"A teacher affects eternity; he can never tell where his influence stops." ~ Henry B. Adams
While Mr. Adams meant for this post to be about professional teachers, I'm learning that we are all always teachers, just as we are all always students. Every moment that we're living, we're teaching. What we teach to others says an awful lot about who we are and the significance of our lives. Just as we get what we give, we learn what we teach. What we teach is our contribution to humanity, and this is not something to be taken lightly.
What I try to be mindful of in every moment is that every action we take, every word we say has true lasting effects that we will never know. That applies to every stranger we meet, as well as everyone in our personal and professional lives. That means every personal interaction, as well as every anonymous interaction. There is no excuse for leaving out please, thank you, and a smile. There is no excuse for not doing what we say we will do. Being polite, courteous, gracious, and follow-through will get us farther in this world than anything else.
Years later, others will still be thinking about what we said and did and how we treated them. I'd prefer they think well of me than ill of me. And sometimes that requires swallowing my pride a little bit, and not saying exactly what I think all of the time. Publilius Syrus got it right when he said, "I have often regretted my speech, never my silence." I've learned that lesson many times over, the hard way. A little filter is good.
I'm not saying that this is easy to always remember or do. I try to get it as right as I can as often as I can. Sometimes I fall short and in the aftermath I feel a bit badly. I just double-down my efforts and try to do better going forward. At the same time that I accepted that we're all lifelong teachers and students, I also gave up the pursuit of perfection - both realizations have helped enormously.

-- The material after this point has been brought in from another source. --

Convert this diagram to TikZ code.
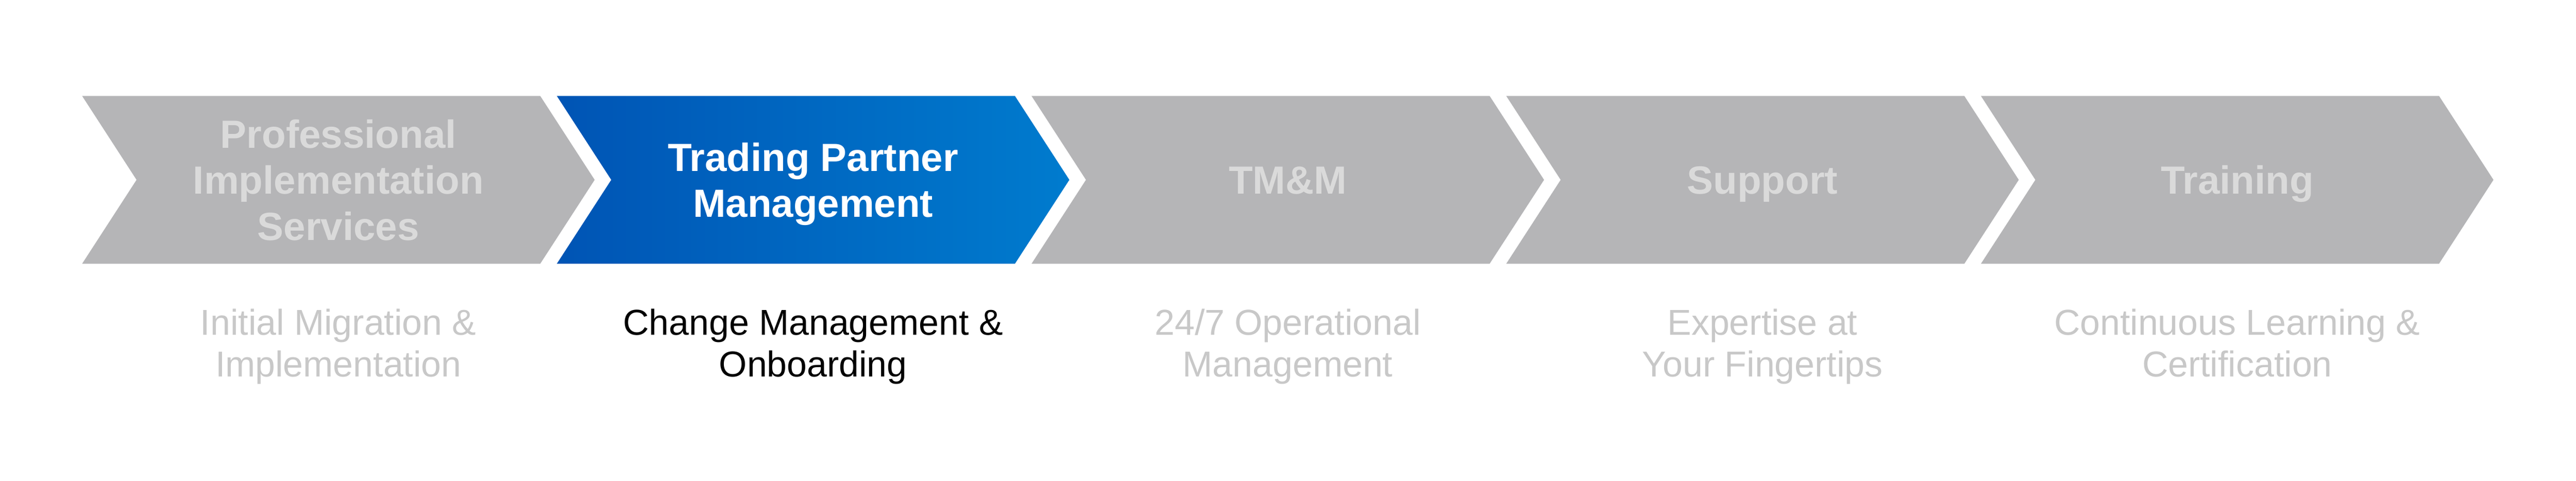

When I got into my apartment building elevator a few weeks ago, a man I've never met before stepped in after me. I had just gotten home from a rough day, and I wasn't feeling particularly cheery. I could have looked down at my feet, lost in my own sad thoughts. Instead I looked up and smiled at the man in the elevator.
He smiled and asked me, "are you from Vermont?" I laughed.
"No, I'm not," I said, "but I spent a summer there doing a theatre internship when I was in college."
"Oh," he said. "Are they nice there in Vermont?"
"Very," I said.
"You just look like a very nice person. And I always associate being very nice with being from Vermont. You look very Vermonty."
"Well, thank you," I giggled.
"See - that's what I mean," he said. "So polite, those people from Vermont."
He hopped off the elevator and bid me good night. A small interaction considering all of the interactions I had that day. I don't know his name. He doesn't know mine. I may never see him again. But weeks later, I'm still thinking of him. I smiled to myself. Vermonty - that's a last impression I can live with.